Fundamental operations on strings

Show/hide message thread
Fundamental operations on strings Shiro Kawai (13 Jul 2005 19:42 UTC)
Re: Fundamental operations on strings bear (14 Jul 2005 00:03 UTC)
Fundamental operations on strings Shiro Kawai 13 Jul 2005 19:42 UTC
The current draft says:

   Like in R5RS, a Scheme string is a fixed-length array
   of Scheme characters.

What R5RS says is "Strings are sequences of characters."  Although
having make-string, string-ref and string-set! as primitives
suggests R5RS authors had an array model in their mind, a string
can be implemented differently.
If strings are meant to manipulate texts, as stated in this srfi,
such alternative implementation can even be better than the simple
"fixed-length mutable array of characters" view.

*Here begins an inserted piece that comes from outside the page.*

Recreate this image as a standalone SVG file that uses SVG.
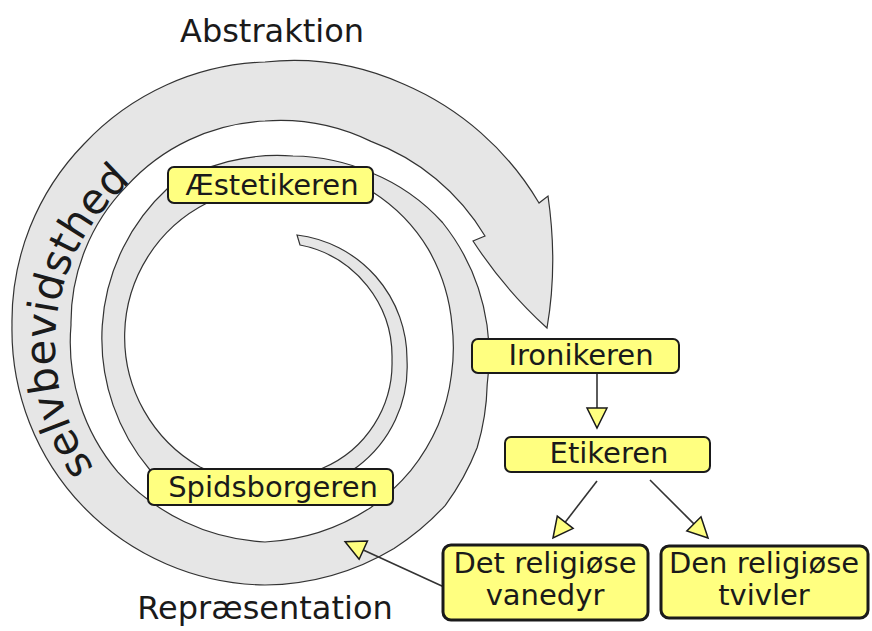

In text, a character's meaning is strongly associated with other
characters that surrounds it, but not so much with its absolute
position.  Common operations on text are searching, substring
extraction, substring replacment and concatenation.   String-ref
does provide a basic building block for them, but I don't see how
useful string-set! can be, except when you stick to fixed-length
mutable array model, with allocating a fresh string by make-string
and fill it with string-set!.

Restricting string implementation to this mutable array model
bothers me in a couple of points.

- Except the "allocate and fill-in" operation, a fixed-length
  mutation provided by string-set! has little practical value.
  In applications, length-changing subustring replacement
  is far common, and replacing a single character is just a
  special case of it.

- If we restrict our idea of string to an array of characters,
  string type becomes merely a special type of a vector.
  Then, why do we need to have a whole bunch of string
  operations, apart from vector operations, in the language
  we want to keep concise?  What justifies to have a distinct
  string type is that its nature is so different from vectors.

If possible, I'd like to see strings become either:

a) A mutable sequence of characters with length-changing
   mutation operator (e.g. string-replace!) as a core procedure.
   The current string-set! is just a special case of
   string-replace!, and becomes a library procedure.

b) An immutable sequence of characters.  make-string becomes
   rather useless, so the fundamental string constructor should
   be list->string and vector->string (though, in practice, string
   ports would be used far often).  This allows very efficient
   substring extraction (which is, far more common than mutation).
   Mutable "text" library can be built on top of this fundamental
   string library, which will include length-changing mutation.

I personally see immutable strings cleaner.  It breaks backward
compatibility, yes, but do you let compatibility drag you
to leave warts in design?  Besides, if you concern about
existing code, count the use of string-set!, less the cases
where it is used for sequential string construction, which is
better be replaced for string ports.

Even if people think these changes are too radical and want to
keep compatibility, I'd still like R6RS doesn't push "fixed-length
mutable  array model" too much, allowing implementators to use
their imaginations to come up with better representations.

--shiro